** Begin **
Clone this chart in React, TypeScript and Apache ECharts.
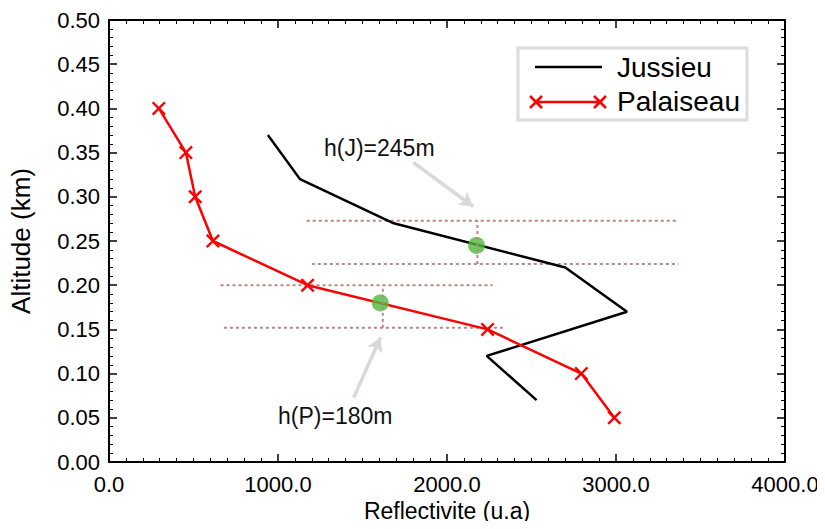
** End **
** Begin **
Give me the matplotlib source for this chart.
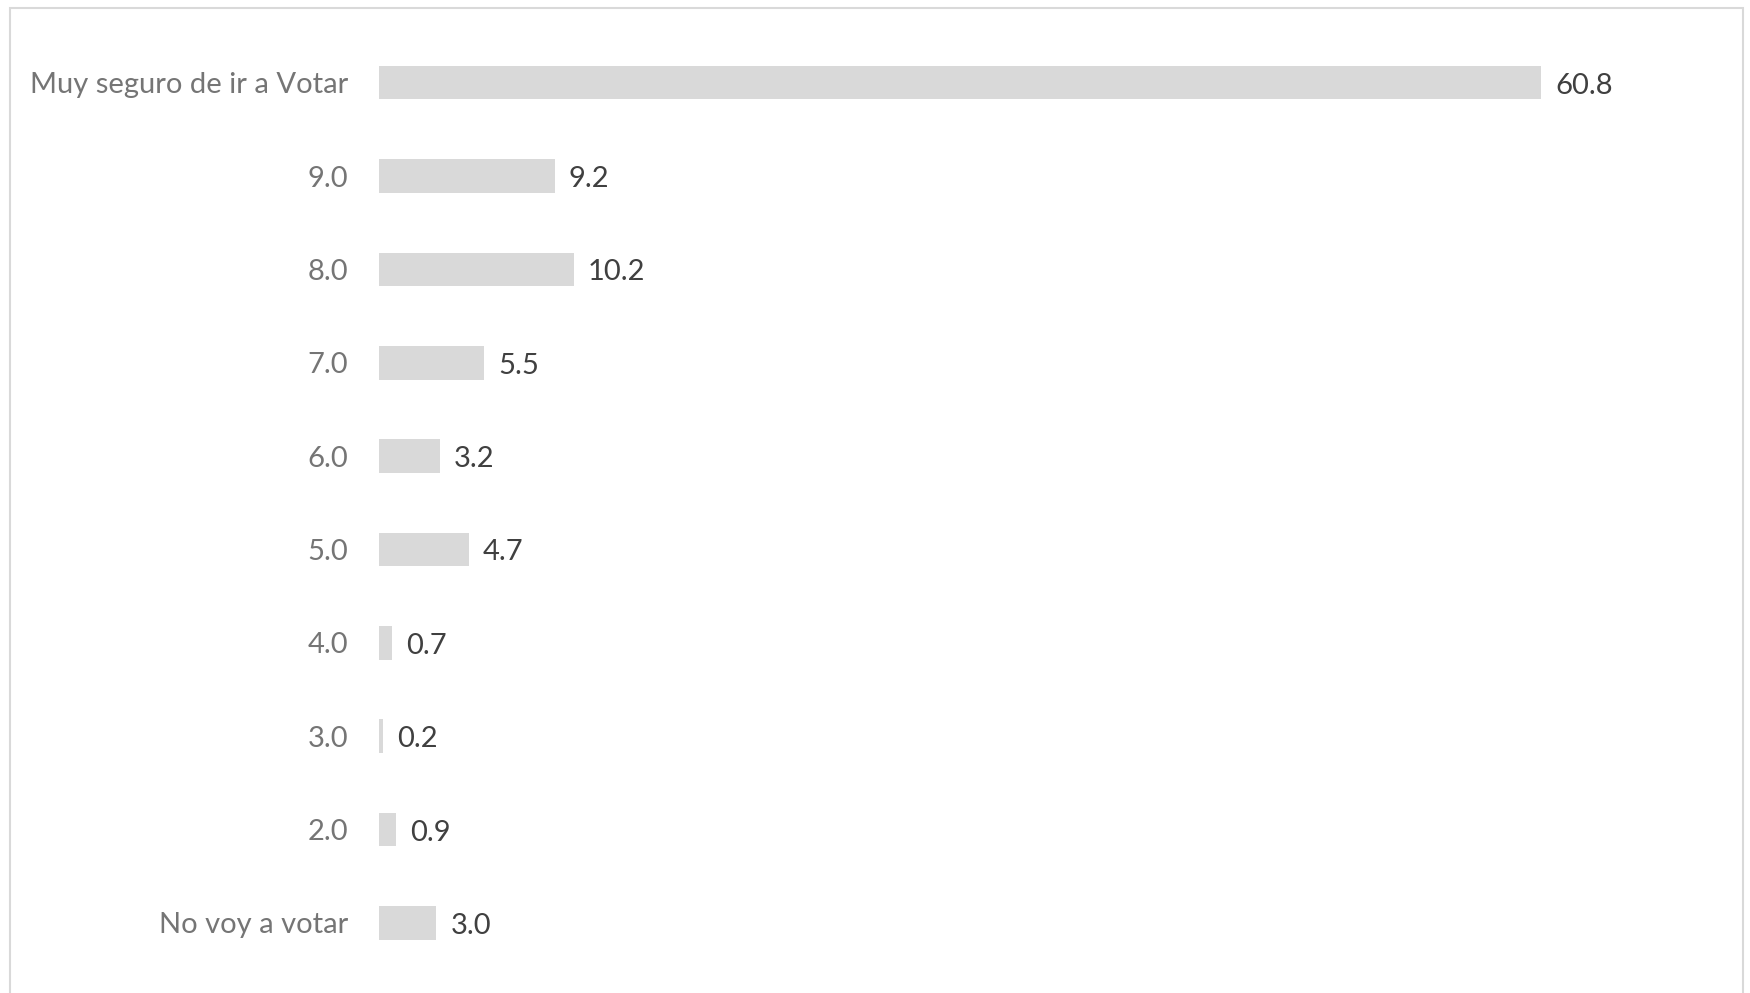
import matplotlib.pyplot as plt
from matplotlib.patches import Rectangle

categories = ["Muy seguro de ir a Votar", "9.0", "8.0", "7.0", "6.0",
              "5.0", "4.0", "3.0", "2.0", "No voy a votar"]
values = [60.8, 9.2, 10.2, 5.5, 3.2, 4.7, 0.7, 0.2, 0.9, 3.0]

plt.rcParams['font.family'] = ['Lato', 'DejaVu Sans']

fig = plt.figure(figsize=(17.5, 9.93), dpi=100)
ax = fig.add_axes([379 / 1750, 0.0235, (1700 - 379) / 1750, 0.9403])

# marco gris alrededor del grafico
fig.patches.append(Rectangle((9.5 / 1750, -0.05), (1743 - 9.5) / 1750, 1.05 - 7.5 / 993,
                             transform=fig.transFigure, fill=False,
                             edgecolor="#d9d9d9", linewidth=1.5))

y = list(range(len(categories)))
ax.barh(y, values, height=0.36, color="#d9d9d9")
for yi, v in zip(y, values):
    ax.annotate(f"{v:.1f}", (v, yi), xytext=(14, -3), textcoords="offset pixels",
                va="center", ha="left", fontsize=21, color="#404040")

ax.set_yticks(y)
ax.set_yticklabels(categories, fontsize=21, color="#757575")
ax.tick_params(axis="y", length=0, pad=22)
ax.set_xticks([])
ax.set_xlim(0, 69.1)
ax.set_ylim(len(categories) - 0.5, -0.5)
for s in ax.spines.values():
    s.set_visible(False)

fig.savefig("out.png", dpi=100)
** End **
** Begin **
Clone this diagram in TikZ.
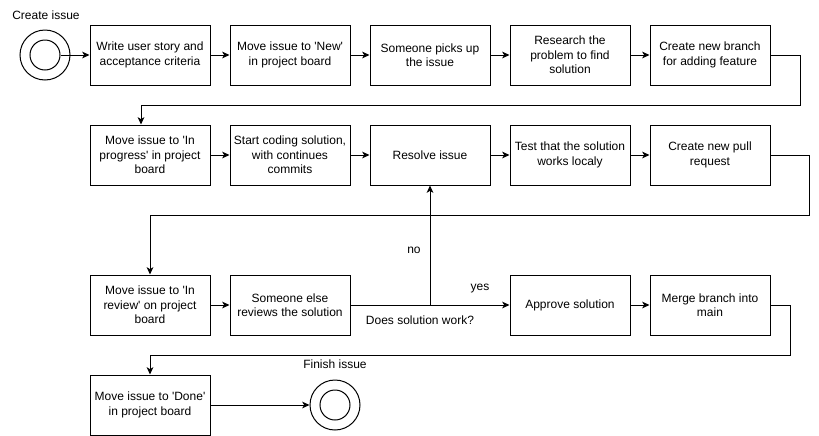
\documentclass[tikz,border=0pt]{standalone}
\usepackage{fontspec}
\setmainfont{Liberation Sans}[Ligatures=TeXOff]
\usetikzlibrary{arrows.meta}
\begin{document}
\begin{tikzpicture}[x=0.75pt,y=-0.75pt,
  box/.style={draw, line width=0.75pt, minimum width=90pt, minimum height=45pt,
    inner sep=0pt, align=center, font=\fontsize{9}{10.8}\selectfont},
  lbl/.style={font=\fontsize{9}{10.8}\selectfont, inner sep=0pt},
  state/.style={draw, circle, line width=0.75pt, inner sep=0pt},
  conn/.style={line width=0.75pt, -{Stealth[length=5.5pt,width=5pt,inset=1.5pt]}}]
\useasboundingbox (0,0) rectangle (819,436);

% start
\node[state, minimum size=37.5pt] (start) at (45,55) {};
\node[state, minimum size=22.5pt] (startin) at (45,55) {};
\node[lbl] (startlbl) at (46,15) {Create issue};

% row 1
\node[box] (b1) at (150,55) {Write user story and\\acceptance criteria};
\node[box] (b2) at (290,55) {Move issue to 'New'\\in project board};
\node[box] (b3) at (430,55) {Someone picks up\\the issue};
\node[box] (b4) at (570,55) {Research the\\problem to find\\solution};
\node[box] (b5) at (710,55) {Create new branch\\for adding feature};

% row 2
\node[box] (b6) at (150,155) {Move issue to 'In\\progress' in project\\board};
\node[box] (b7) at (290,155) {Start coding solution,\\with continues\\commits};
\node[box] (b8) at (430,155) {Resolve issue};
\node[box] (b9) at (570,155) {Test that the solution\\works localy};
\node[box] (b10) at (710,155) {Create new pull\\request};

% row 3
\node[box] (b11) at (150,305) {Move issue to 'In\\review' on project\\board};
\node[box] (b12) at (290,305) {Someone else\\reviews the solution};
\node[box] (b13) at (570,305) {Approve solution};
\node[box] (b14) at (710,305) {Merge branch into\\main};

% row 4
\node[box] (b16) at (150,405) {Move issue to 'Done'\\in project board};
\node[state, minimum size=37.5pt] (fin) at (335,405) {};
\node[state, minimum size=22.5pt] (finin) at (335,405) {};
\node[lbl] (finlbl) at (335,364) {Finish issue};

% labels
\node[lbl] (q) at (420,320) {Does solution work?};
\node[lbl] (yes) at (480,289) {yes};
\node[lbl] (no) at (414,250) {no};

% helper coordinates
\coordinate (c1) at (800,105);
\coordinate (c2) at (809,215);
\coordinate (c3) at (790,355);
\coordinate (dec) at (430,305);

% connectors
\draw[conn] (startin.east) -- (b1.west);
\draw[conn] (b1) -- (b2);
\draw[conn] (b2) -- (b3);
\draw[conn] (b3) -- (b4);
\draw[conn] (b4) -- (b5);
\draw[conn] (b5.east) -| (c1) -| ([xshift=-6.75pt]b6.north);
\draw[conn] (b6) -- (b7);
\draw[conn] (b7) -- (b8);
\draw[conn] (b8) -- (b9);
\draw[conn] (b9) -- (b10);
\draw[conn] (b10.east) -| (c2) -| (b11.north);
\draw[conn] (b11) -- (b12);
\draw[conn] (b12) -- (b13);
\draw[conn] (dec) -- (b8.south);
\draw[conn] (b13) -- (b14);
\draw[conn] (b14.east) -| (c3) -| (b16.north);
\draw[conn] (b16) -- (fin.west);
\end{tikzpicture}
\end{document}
** End **
● Task details: Pictures excluded, retype exactly the lines running from the one with "Give me the matplotlib source for this chart." through the one with "0.2, 0.9, 3.0]". Include both end lines and nothing more.

● Solved exercise:
Give me the matplotlib source for this chart.
import matplotlib.pyplot as plt
from matplotlib.patches import Rectangle

categories = ["Muy seguro de ir a Votar", "9.0", "8.0", "7.0", "6.0",
              "5.0", "4.0", "3.0", "2.0", "No voy a votar"]
values = [60.8, 9.2, 10.2, 5.5, 3.2, 4.7, 0.7, 0.2, 0.9, 3.0]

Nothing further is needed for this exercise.